= William H. Gruber =

American organizational theorist

William H. Gruber (born March 6, 1935) is an American organizational theorist, former professor at MIT, Boston College and Northeastern University, consultant and author, known for his work in the field of computer technology in business in the 1980s.

== Life and work ==
Gruber obtained his BS from the University of Pennsylvania in 1956, and his PhD in economics from Massachusetts Institute of Technology in 1965 with the thesis, entitled "Productivity. Education and Changes In the Labor Force."

Gruber had started his career in finance at the General Electric Company. After his graduation at MIT he became associate professor of accounting at Northeastern University, and started the consulting firm Research and Planning Institute in West Newton, Massachusetts. In 1971 at the Northeastern University's School of Business Administration, he became director of the university's Northeastern University Research Program on the Management of Science and Technology. He also held research positions at the M.I.T. Sloan School of Management and at Harvard Business School.

In the 1980s he moved to the MIT Sloan School of Management, where he was appointed assistant professor of management, and was "economic consultant to the study contractor for the research on government patent policy sponsored by the Committee on Government Patent Policy."

In the 1990s he was appointed as the chief information officer (CIO) at the Risk Management Foundation (RMF) of the Harvard Medical Institutions, sold his consultancy firm to AppNet Systems, Inc.. and founded the Cambridge Innovation research (CIR). Gruber's experience in pharmaceutical industry strategy, management, and systems includes 25 years of consulting with Pfizer Pharmaceuticals in strategic information and public affairs.

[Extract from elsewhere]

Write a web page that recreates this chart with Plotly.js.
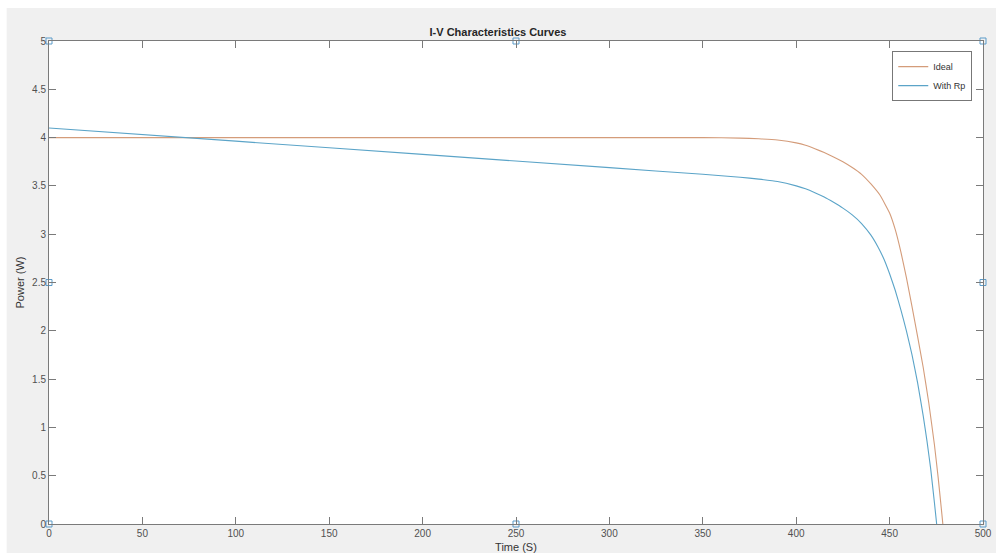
<!DOCTYPE html>
<html>
<head>
<meta charset="utf-8">
<script src="https://cdn.plot.ly/plotly-3.0.1.min.js"></script>
<style>
html,body{margin:0;padding:0;background:#ffffff;}
#chart{width:996px;height:553px;}
</style>
</head>
<body>
<div id="chart"></div>
<script>
// Ideal curve (no parallel resistance)
const idealX = [0, 100, 200, 300, 350, 370, 380, 390, 400, 405, 410, 415, 420, 425, 430, 435, 440, 445, 450, 453, 456, 459, 462, 465, 468, 471, 474, 476, 478, 478.5];
const idealY = [4.0, 4.0, 4.0, 4.0, 4.0, 3.995, 3.988, 3.975, 3.945, 3.92, 3.885, 3.845, 3.80, 3.75, 3.69, 3.62, 3.52, 3.40, 3.22, 3.05, 2.82, 2.55, 2.25, 1.94, 1.62, 1.25, 0.82, 0.48, 0.10, 0];

// With parallel resistance Rp
const rpX = [0, 100, 200, 300, 350, 370, 380, 390, 400, 405, 410, 415, 420, 425, 430, 435, 440, 444, 447, 450, 453, 456, 459, 462, 465, 468, 470, 472, 474, 475.2];
const rpY = [4.10, 3.963, 3.826, 3.689, 3.62, 3.59, 3.57, 3.545, 3.50, 3.47, 3.43, 3.385, 3.33, 3.27, 3.20, 3.11, 2.99, 2.86, 2.74, 2.59, 2.42, 2.22, 2.0, 1.75, 1.46, 1.12, 0.86, 0.57, 0.22, 0];

// MATLAB edit-mode selection handles
const handleX = [0, 250, 500, 0, 500, 0, 250, 500];
const handleY = [5, 5, 5, 2.5, 2.5, 0, 0, 0];

const seriesNames = ['Ideal', 'With Rp'];
const xTicks = [0, 50, 100, 150, 200, 250, 300, 350, 400, 450, 500];
const yTicks = [0, 0.5, 1, 1.5, 2, 2.5, 3, 3.5, 4, 4.5, 5];
const yTickText = ['0', '0.5', '1', '1.5', '2', '2.5', '3', '3.5', '4', '4.5', '5'];

const FONT = 'Liberation Sans, Arial, Helvetica, sans-serif';

const traces = [
  {x: idealX, y: idealY, name: seriesNames[0], type: 'scatter', mode: 'lines',
   line: {color: '#d49c7a', width: 1.1, shape: 'spline', smoothing: 0.3}},
  {x: rpX, y: rpY, name: seriesNames[1], type: 'scatter', mode: 'lines',
   line: {color: '#5ba4c8', width: 1.1, shape: 'spline', smoothing: 0.3}},
  {x: handleX, y: handleY, type: 'scatter', mode: 'markers', showlegend: false,
   cliponaxis: false, hoverinfo: 'skip',
   marker: {symbol: 'square-open', size: 6, color: '#5b9bc9', line: {width: 1}}}
];

const axisCommon = {
  showline: true, linecolor: '#7a7a7a', linewidth: 1, mirror: 'ticks',
  ticks: 'inside', ticklen: 7, tickwidth: 1, tickcolor: '#7a7a7a',
  showgrid: false, zeroline: false,
  tickfont: {family: FONT, size: 10, color: '#505050'}
};

const layout = {
  width: 996, height: 553,
  margin: {l: 49, r: 13, t: 41, b: 29, pad: 0},
  paper_bgcolor: '#f0f0f0',
  plot_bgcolor: '#ffffff',
  showlegend: true,
  title: {text: '<b>I-V Characteristics Curves</b>', x: 0.5, xanchor: 'center',
          y: 1 - 32/553, yanchor: 'middle', yref: 'container',
          font: {family: FONT, size: 11, color: '#262626'}},
  xaxis: Object.assign({}, axisCommon, {
    range: [0, 500], tickvals: xTicks, ticktext: xTicks.map(String),
    title: {text: 'Time (S)', standoff: 7, font: {family: FONT, size: 11, color: '#333333'}}
  }),
  yaxis: Object.assign({}, axisCommon, {
    range: [0, 5], tickvals: yTicks, ticktext: yTickText,
    title: {text: 'Power (W)', standoff: 5, font: {family: FONT, size: 11, color: '#333333'}}
  }),
  legend: {x: 0.9885, xanchor: 'right', y: 0.979, yanchor: 'top',
           bgcolor: '#ffffff', bordercolor: '#777777', borderwidth: 1,
           font: {family: FONT, size: 9, color: '#333333'},
           tracegroupgap: 0, itemwidth: 30},
  shapes: [
    {type: 'rect', xref: 'paper', yref: 'paper', x0: -0.06, x1: 1.02, y0: 1.0683, y1: 1.12,
     fillcolor: '#ffffff', line: {width: 0}, layer: 'below'},
    {type: 'rect', xref: 'paper', yref: 'paper', x0: -0.06, x1: -0.0453, y0: -0.07, y1: 1.12,
     fillcolor: '#ffffff', line: {width: 0}, layer: 'below'}
  ]
};

Plotly.newPlot('chart', traces, layout, {displayModeBar: false, staticPlot: true});
</script>
</body>
</html>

Synnott and Gruber (1981) are credited to have coined the term chief information officer (CIO), and Gruber is credited to have coined the term global information officer (GIO).

== Selected publications ==
- Gruber, William H., and Donald G. Marquis, eds. Factors in the Transfer of Technology. MIT Press, 1969.
- Gruber, William H., and John S. Niles. "The New Management: Line Executive and Staff Professional in the Future Firm." McGraw Hill, 1976.
- Synnott, William R., and William H. Gruber. Information resource management: opportunities and strategies for the 1980s. John Wiley & Sons, Inc., 1981.
- Gruber, William H. "The Strategic Integration of Corporate Research and Development," New York American Management Association, 1981.
- Gruber, William H. "The Utilization of Specialists by Company Presidents," New York: The Presidents Association, 1975.

- Articles, a selection
- Gruber, William H., and Raymond Vernon. "The technology factor in a world trade matrix." The technology factor in international trade. UMI, 1970. 233–302.
- Gruber, William H., and John S. Niles. "Problems in the utilization of management science/operations research: a state of the art survey." Interfaces 2.1 (1971): 12–19.
- Gruber, William., and Hoewing Raymond. "The New Management in Corporate Public Affairs," Public Affairs Review, 1980.
- Glenn, Martha CG., Gruber, William H. and Rabin, Kenneth A. "Using Computers in Corporate Public Affairs," Public Relations Review, 1982.
- Gruber, William H."Planning for the Next Market Break," Institutional Investor, December 1988.
- Gruber, William H. "Beyond Telecommuting: A New Paradigm for the Effect of Telecommunications and Travel,"(Report on Dr. Gruber's study of telemedicine), US Department of Energy, 1994.
- Gruber, William H. and Rosenthal, David S. "Managed Care has been good medicine; we don’t need micromanaged care", The Boston Globe, June 23, 1997.
- Gruber, William H., and David J. Hunter. "Transforming Osteoarthritis Care in an Era of Health Care Reform." Clinics in Geriatric Medicine, 2010. Volume 26, Issue 3, 433–444.
- Gruber, William H., Adam C. Powell, and John B. Torous. "The power of capturing and using information at the point of care." Healthcare, 2016.